A Nielsen spokesman, perhaps mindful of the laserlike attention being focused on the company, declined to comment for this story.
“Some of my concerns are that [Nielsen is] putting in the new Local People Meter technology pretty quickly,” said George Ivie, CEO and executive director of the Media Ratings Council, the 40-year-old industry nonprofit agency established to ensure that audience measurement services are valid and reliable.
Susan Whiting, Nielsen’s president and CEO, has tried in the past to allay those concerns. In her June 30 address at the Black Consumer Research and Advertising Summit, she called the company’s People Meter “the gold standard for television measurement worldwide.”
She also pointed out that the service was accredited by the Media Ratings Council “after the usual amount of controversy.” The Local People Meter rollout in Chicago had been delayed because the initial samples were not up to Nielsen standards, she said, but now those standards have been met.
“People Meters are not a new technology,” Ms. Whiting said in her address. “They are new for local markets.”
Mr.
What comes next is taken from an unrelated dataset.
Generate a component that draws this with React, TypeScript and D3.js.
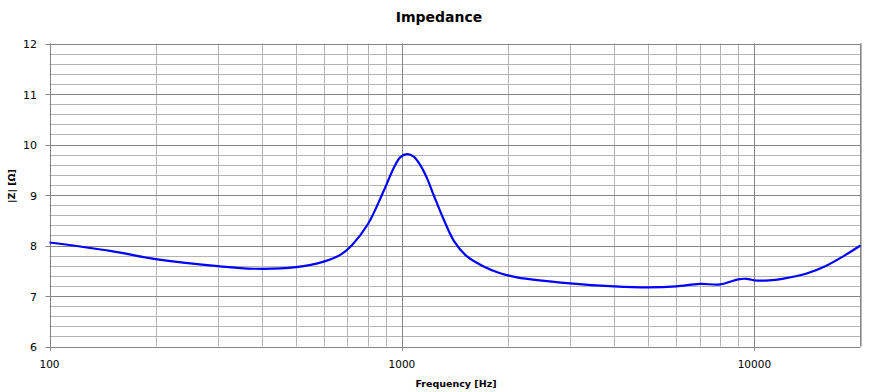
import * as d3 from 'd3';

const freqs = [100, 150, 200, 300, 380, 500, 600, 670, 720, 800, 890, 950, 990, 1035, 1080, 1125, 1180, 1230, 1320, 1410, 1520, 1700, 1900, 2120, 3000, 4000, 5000, 6000, 7000, 8000, 9000, 9500, 10000, 11000, 12000, 14000, 16000, 18000, 20000];
const impedance = [8.06, 7.89, 7.73, 7.59, 7.54, 7.57, 7.68, 7.82, 8.0, 8.42, 9.1, 9.55, 9.75, 9.81, 9.76, 9.6, 9.32, 9.0, 8.48, 8.07, 7.8, 7.59, 7.45, 7.37, 7.25, 7.19, 7.17, 7.19, 7.24, 7.23, 7.33, 7.34, 7.31, 7.31, 7.34, 7.44, 7.6, 7.8, 8.0];
const xTickLabels = ['100', '1000', '10000'];
const yTickLabels = [6, 7, 8, 9, 10, 11, 12];

export default function App() {
    const width = 882;
    const height = 392;
    const left = 49.5;
    const right = 860.5;
    const top = 43.5;
    const bottom = 346.5;

    const x = d3.scaleLog([100, 20000], [left, right]);
    const y = d3.scaleLinear([6, 12], [bottom, top]);

    const minorX: number[] = [];
    for (const dec of [100, 1000, 10000]) {
        for (let k = 2; k <= 9; k++) {
            if (dec * k <= 20000) minorX.push(dec * k);
        }
    }
    const minorY: number[] = [];
    for (let v = 6; v < 12; v++) {
        for (let k = 1; k < 5; k++) minorY.push(v + k * 0.2);
    }

    const line = d3.line<number>()
        .x((_, i) => x(freqs[i]))
        .y(d => y(d))
        .curve(d3.curveCatmullRom.alpha(0.5));

    const font = '"DejaVu Sans", Verdana, sans-serif';

    return (
        <svg width={width} height={height} style={{ position: 'absolute', left: 0, top: 0 }}>
            <rect width={width} height={height} fill="#fff" />
            <text x={439} y={22} textAnchor="middle" fontFamily={font} fontWeight="bold" fontSize={14}>Impedance</text>
            {minorY.map(v => (
                <line key={'my' + v} x1={left} x2={right} y1={Math.round(y(v)) + 0.5} y2={Math.round(y(v)) + 0.5} stroke="#b4b4b4" />
            ))}
            {minorX.map(f => (
                <line key={'mx' + f} x1={Math.round(x(f)) + 0.5} x2={Math.round(x(f)) + 0.5} y1={top} y2={bottom} stroke="#b4b4b4" />
            ))}
            {yTickLabels.map(v => (
                <g key={'y' + v}>
                    <line x1={left - 4} x2={right} y1={Math.round(y(v)) + 0.5} y2={Math.round(y(v)) + 0.5} stroke="#868686" />
                    <text x={37} y={y(v) + 4.5} textAnchor="end" fontFamily={font} fontSize={11}>{v}</text>
                </g>
            ))}
            {xTickLabels.map(t => (
                <g key={'x' + t}>
                    <line x1={Math.round(x(+t)) + 0.5} x2={Math.round(x(+t)) + 0.5} y1={top} y2={bottom + 4} stroke="#868686" />
                    <text x={x(+t)} y={368} textAnchor="middle" fontFamily={font} fontSize={10.5}>{t}</text>
                </g>
            ))}
            <line x1={right} x2={right} y1={top} y2={bottom} stroke="#868686" />
            <path d={line(impedance) ?? ''} fill="none" stroke="#0000ff" strokeWidth={2.2} />
            <text x={456} y={387} textAnchor="middle" fontFamily={font} fontWeight="bold" fontSize={9.5}>Frequency [Hz]</text>
            <text transform="translate(15,186) rotate(-90)" textAnchor="middle" fontFamily={font} fontWeight="bold" fontSize={9.5}>|Z| [Ω]</text>
        </svg>
    );
}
Ivie was not entirely convinced. “They may be walking a tightrope,” he said. “Unfortunately, the debate became not just public, but an attempt was made [by News Corp.] to influence the households in which the sampling is done. That was very wrong.”
Fox declined to comment for this report.
Those claiming to represent various segments of the viewing public believe their voices should be heard as well in the Nielsen fray.
“They need oversight,” said Alex Nogales, president of the National Hispanic Media Coalition, one of many organizations that have for years questioned whether Latino and African American viewers are properly included in the audience measure sampling.
“They often seem not interested in what they are asked to be doing-counting all the audience,” Mr. Nogales said. “Measuring of, say, the Latino audience could determine programming choices that better represent us as part of America. Minority-themed programming and the jobs that come with those are at stake. It’s also an issue of the country asking what we have to offer if we’re not a recognized entity.”
Nielsen began its audience measurement service in 1950. Arbitron, its competitor at the time, at least on the local level, began a year earlier but for the most part dropped out of TV in 1993 to focus on radio.
On the national level, there have been a few attempts by companies to challenge Nielsen. Most prominent were those in the late 1980s by AGB, which covers many of the foreign markets, and in the late 1990s by Smart TV. Each of those companies raised more than $60 million in its efforts. The Smart TV campaign was funded by the major networks, something that some say may have been a detriment, since it created unease among other categories of clients, such as advertisers.
The Bottom Line
The real reason for the demise of these competitors may have been money. Clients did not feel compelled to pay for multiple audience measurement services.
“The industry decided they wanted to pay for one local service and they chose Nielsen,” said Arbitron spokes-man Thom Mocarsky. “We were competitive. Nielsen had even pulled out of its metered service in Detroit in the early ’90s.”
“I do think there’s room for a competitor and I wish there was one,” said NBC’s Mr. Wurtzel. “There is more than $40 billion in revenues at stake. It’s absurd to have to rely on a single company to measure that.”
Both Mr. Wurtzel and Mr. Poltrack look to a variation of the European model as a possible answer. Across the Atlantic, the TV industries formed a Joint Industry Committee, which every seven years takes bids from different services and awards a contract based largely on cost, reliability and technological methodology.
“We’re really a Third World country when it comes to audience measurement,” said Mr. Wurtzel. “In many other countries there are far more elegant means of data analysis.”
Mr. Poltrack agreed that the United States has “the least sophisticated TV analysis,” adding that the JIC in Europe forces the companies to test and perfect new methods of collection before they are implemented.
“The possibility of a JIC is so attractive,” Mr. Wurtzel said. “It would foster competition. It would give the industry the ability to establish the level of technical quality.
“I’m concerned technology is outpacing our ability to measure it. And we have to ask whether Nielsen, as the only ratings provider, is up to the challenge.”